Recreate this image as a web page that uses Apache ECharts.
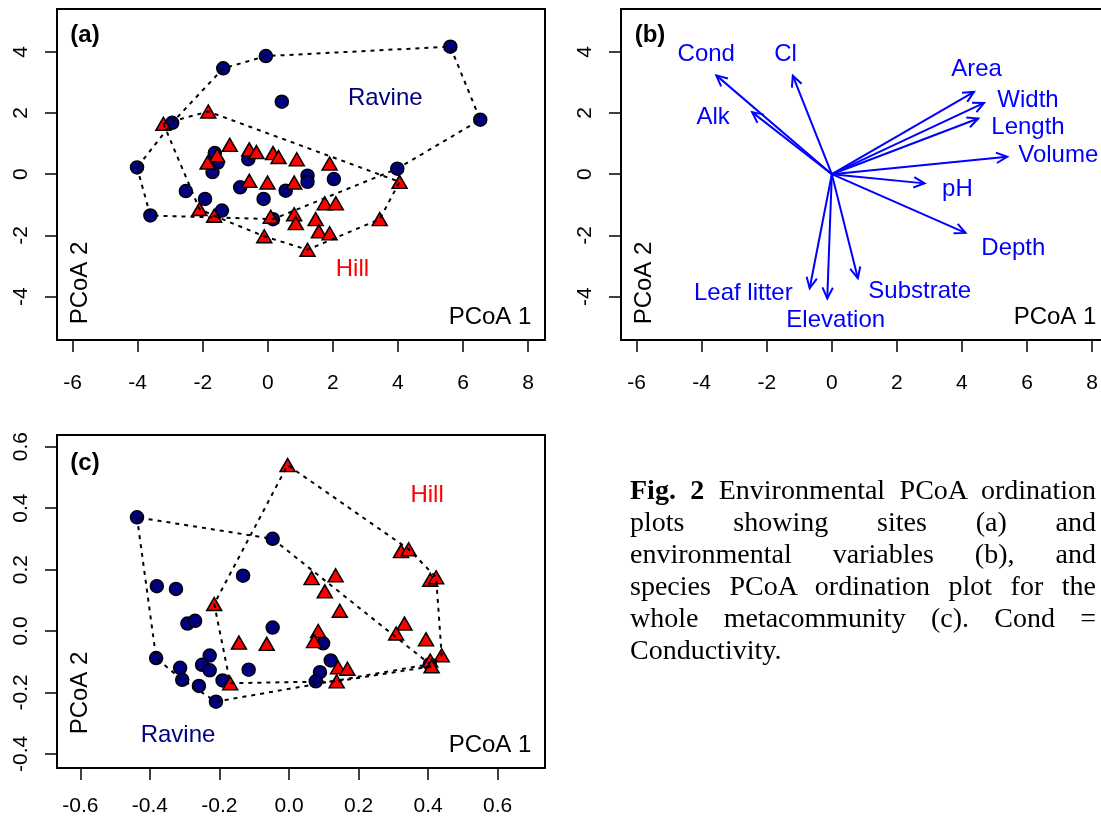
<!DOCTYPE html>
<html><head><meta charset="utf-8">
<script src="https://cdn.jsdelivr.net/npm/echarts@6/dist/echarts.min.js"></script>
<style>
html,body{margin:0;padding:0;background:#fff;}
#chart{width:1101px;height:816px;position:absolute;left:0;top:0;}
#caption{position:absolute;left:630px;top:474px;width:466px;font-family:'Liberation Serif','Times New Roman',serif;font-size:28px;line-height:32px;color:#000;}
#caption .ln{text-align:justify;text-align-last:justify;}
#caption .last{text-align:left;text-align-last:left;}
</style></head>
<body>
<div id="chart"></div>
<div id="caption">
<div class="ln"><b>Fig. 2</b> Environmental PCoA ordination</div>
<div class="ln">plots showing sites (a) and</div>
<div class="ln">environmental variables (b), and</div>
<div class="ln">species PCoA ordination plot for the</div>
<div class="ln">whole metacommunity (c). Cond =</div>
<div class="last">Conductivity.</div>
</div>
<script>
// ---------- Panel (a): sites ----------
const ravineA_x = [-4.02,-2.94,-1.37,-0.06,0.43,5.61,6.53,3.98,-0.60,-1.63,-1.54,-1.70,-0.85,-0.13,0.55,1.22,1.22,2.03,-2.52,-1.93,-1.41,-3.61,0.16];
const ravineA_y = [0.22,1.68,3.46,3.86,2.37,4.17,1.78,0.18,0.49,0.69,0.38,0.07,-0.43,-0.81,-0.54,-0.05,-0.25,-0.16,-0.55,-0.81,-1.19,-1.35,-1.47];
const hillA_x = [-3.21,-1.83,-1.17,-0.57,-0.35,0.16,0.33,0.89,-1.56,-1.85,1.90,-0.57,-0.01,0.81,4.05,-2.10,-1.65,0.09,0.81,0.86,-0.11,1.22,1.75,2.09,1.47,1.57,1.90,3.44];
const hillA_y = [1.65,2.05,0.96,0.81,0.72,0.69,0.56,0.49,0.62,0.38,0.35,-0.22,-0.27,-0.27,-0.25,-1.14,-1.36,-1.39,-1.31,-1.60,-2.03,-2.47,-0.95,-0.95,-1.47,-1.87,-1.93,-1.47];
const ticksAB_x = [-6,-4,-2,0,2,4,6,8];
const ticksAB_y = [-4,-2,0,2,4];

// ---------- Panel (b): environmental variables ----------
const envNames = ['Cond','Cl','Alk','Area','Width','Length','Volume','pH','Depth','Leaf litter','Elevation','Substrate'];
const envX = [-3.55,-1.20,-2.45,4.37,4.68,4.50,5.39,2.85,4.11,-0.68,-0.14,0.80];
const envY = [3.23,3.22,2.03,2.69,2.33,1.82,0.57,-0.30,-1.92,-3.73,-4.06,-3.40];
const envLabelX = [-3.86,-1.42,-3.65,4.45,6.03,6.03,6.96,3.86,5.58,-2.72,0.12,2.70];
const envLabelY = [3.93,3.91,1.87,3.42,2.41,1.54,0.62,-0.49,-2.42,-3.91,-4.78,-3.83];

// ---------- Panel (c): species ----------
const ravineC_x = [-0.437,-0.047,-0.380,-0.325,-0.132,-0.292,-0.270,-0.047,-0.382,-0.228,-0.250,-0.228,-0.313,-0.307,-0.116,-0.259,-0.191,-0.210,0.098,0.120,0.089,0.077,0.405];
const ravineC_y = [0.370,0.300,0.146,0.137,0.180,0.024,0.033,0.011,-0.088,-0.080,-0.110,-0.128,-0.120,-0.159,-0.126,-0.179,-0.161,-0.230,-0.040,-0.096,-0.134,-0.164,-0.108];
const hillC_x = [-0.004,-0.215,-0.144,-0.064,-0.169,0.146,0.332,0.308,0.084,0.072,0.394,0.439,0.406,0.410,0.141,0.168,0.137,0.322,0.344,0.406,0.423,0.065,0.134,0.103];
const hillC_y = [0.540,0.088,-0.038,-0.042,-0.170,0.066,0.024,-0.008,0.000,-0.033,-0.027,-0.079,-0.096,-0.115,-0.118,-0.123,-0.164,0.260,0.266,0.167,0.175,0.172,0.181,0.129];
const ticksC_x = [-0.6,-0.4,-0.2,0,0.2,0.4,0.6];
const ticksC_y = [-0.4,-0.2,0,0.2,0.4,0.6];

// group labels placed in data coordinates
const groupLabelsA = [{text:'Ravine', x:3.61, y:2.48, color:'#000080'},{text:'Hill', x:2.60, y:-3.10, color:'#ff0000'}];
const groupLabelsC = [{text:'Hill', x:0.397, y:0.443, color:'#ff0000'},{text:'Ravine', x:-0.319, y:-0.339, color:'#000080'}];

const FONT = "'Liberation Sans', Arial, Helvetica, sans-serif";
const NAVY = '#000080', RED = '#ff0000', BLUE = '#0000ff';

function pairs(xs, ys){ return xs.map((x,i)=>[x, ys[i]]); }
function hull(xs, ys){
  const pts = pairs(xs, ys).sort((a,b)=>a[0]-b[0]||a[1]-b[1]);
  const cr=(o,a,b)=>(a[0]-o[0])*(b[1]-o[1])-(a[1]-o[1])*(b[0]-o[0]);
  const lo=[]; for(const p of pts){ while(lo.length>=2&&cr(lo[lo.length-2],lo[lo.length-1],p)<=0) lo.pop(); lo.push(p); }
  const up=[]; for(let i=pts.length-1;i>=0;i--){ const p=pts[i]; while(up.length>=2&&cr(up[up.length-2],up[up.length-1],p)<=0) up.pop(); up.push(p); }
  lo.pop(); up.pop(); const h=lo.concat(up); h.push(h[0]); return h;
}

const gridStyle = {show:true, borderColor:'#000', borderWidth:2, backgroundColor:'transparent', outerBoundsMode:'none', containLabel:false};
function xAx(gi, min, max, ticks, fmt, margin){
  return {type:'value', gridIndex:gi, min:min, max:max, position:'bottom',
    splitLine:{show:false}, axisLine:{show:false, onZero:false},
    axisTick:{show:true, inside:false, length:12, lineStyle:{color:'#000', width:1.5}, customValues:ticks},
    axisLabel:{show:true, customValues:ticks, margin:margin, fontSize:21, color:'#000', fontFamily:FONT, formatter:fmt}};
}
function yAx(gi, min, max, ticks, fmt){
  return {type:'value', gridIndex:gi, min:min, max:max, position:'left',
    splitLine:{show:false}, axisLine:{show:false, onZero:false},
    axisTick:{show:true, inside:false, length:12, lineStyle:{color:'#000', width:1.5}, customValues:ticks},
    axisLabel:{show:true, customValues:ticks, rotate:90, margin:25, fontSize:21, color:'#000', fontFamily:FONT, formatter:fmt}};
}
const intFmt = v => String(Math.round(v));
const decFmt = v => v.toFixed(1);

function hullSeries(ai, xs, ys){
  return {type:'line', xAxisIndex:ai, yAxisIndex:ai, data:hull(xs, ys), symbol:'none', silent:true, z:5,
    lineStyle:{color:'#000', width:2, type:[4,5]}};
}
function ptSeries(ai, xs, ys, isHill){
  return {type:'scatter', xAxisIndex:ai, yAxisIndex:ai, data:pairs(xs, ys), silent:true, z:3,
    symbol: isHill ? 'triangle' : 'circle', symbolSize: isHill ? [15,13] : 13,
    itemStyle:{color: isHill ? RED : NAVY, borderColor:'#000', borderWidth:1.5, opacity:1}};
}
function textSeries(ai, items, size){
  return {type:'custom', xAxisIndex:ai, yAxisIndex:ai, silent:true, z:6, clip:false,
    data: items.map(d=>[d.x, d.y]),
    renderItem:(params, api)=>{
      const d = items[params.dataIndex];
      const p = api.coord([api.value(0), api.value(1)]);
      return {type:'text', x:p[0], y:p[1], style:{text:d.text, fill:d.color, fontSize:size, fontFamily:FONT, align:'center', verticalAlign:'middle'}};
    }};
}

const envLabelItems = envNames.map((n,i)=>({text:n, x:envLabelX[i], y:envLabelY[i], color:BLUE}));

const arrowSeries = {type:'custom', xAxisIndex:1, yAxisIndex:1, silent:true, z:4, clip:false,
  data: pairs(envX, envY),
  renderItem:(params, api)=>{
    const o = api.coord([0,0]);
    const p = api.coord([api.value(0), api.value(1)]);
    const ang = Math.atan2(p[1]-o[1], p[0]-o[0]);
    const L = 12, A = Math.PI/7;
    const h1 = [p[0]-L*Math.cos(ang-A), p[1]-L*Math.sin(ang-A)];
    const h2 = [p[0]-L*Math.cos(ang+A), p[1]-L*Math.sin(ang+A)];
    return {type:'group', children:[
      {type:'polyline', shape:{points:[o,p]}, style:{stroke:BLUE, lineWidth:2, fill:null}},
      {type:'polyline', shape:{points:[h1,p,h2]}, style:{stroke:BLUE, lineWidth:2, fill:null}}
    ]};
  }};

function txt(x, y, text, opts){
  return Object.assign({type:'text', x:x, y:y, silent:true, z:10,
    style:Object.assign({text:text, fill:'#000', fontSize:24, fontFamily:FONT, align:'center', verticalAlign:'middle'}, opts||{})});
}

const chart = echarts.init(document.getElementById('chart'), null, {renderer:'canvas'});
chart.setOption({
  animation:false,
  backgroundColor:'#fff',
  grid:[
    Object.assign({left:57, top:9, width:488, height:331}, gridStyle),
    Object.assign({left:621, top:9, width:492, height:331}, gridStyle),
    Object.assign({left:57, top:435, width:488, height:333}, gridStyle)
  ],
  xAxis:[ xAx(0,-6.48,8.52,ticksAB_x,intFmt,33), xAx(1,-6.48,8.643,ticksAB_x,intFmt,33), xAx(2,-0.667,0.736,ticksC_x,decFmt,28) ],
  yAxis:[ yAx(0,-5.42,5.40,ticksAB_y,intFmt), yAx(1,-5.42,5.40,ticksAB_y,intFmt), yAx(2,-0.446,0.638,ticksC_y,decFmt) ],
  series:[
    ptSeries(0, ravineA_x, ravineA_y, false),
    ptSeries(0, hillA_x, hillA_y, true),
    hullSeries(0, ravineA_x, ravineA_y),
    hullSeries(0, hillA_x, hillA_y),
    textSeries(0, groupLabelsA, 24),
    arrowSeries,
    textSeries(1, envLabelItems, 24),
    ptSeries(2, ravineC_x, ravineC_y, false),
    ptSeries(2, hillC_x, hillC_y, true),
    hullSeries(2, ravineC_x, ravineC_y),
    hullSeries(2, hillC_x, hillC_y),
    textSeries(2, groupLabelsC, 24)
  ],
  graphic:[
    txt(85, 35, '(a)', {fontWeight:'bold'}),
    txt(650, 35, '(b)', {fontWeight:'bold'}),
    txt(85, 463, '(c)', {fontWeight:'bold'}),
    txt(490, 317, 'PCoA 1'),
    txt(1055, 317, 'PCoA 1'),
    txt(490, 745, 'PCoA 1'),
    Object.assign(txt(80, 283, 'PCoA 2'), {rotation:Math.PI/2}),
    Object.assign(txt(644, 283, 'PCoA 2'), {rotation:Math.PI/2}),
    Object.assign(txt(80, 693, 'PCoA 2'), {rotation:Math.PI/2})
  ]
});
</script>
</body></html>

What needs to be done =>
Repeat exactly and only the lines from the start of the data above through the line that holds "const ticksAB_y = [-4,-2,0,2,4];", inclusive. Pictures do not belong in the copy.

Output for this exercise =>
Recreate this image as a web page that uses Apache ECharts.
<!DOCTYPE html>
<html><head><meta charset="utf-8">
<script src="https://cdn.jsdelivr.net/npm/echarts@6/dist/echarts.min.js"></script>
<style>
html,body{margin:0;padding:0;background:#fff;}
#chart{width:1101px;height:816px;position:absolute;left:0;top:0;}
#caption{position:absolute;left:630px;top:474px;width:466px;font-family:'Liberation Serif','Times New Roman',serif;font-size:28px;line-height:32px;color:#000;}
#caption .ln{text-align:justify;text-align-last:justify;}
#caption .last{text-align:left;text-align-last:left;}
</style></head>
<body>
<div id="chart"></div>
<div id="caption">
<div class="ln"><b>Fig. 2</b> Environmental PCoA ordination</div>
<div class="ln">plots showing sites (a) and</div>
<div class="ln">environmental variables (b), and</div>
<div class="ln">species PCoA ordination plot for the</div>
<div class="ln">whole metacommunity (c). Cond =</div>
<div class="last">Conductivity.</div>
</div>
<script>
// ---------- Panel (a): sites ----------
const ravineA_x = [-4.02,-2.94,-1.37,-0.06,0.43,5.61,6.53,3.98,-0.60,-1.63,-1.54,-1.70,-0.85,-0.13,0.55,1.22,1.22,2.03,-2.52,-1.93,-1.41,-3.61,0.16];
const ravineA_y = [0.22,1.68,3.46,3.86,2.37,4.17,1.78,0.18,0.49,0.69,0.38,0.07,-0.43,-0.81,-0.54,-0.05,-0.25,-0.16,-0.55,-0.81,-1.19,-1.35,-1.47];
const hillA_x = [-3.21,-1.83,-1.17,-0.57,-0.35,0.16,0.33,0.89,-1.56,-1.85,1.90,-0.57,-0.01,0.81,4.05,-2.10,-1.65,0.09,0.81,0.86,-0.11,1.22,1.75,2.09,1.47,1.57,1.90,3.44];
const hillA_y = [1.65,2.05,0.96,0.81,0.72,0.69,0.56,0.49,0.62,0.38,0.35,-0.22,-0.27,-0.27,-0.25,-1.14,-1.36,-1.39,-1.31,-1.60,-2.03,-2.47,-0.95,-0.95,-1.47,-1.87,-1.93,-1.47];
const ticksAB_x = [-6,-4,-2,0,2,4,6,8];
const ticksAB_y = [-4,-2,0,2,4];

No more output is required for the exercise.